I've read and though about Bloom's 2 sigma problem before, but I think on this second read I actually got the point: It's not that 1-1 tutoring is so potent (it is, but this should be obvious, Oxbridge, apprenticeship models), but that Bloom and his students proved that it's possible to provoke remarkable improvements in the performance of the average student by altering just one or two variables. This suggests that our understanding of human potential may be misconceived, and that our standard practice of teaching and learning consistently fails to rise above mediocrity.

I've heard David Wiley say, why stop at 2 sigma? Why not 3 or 4? Why not indeed? And yet there are so many potentially significant variables in the Bloom study--or any other study that attempts to achieve similar results--that I am naturally cynical of finding a "break through". (If there had been one already, we would have heard of it, surely?)
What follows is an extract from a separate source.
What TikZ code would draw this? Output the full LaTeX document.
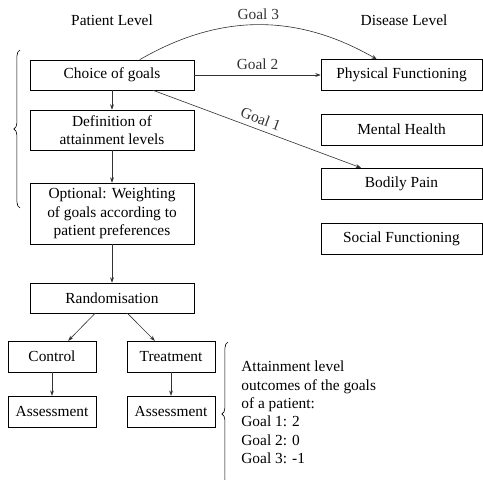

A few questions I bring in:
Are the Bloom's students' results reliable? repeatable? at least one suggests its not, and without greater details from Bloom et al it's hard to reproduce the study.

What were the learning outcomes? How deep are they? How important overall to a student's progress?

What is it about 1-1 that is so useful? Focused and immediate feedback? Q &A? Social aspect? Behavioral?

Should we ignore the 1-1 possibility? Computers, AI have long been thought the possible solution for the human tutoring problem.

Does some 1-1 have a significant effect? Say, 1 hour per week? Could some 1-1 positively affect performance in other areas by (1) motivating, (2) modeling? Say each student in a classroom of 15 gets 30 minutes one-on-one a day in one subject?

How relevant is the 2 sigma problem today? Have our media communications--indeed our culture--changed so much in the past decade that the act of teaching and learning must first be redefined?

We are used to the idea of a bell shaped curve, of low and high achievers. Bloom's research tweaks that in favor of everyone's success. As a teacher what narratives do I tell myself to justify student failure?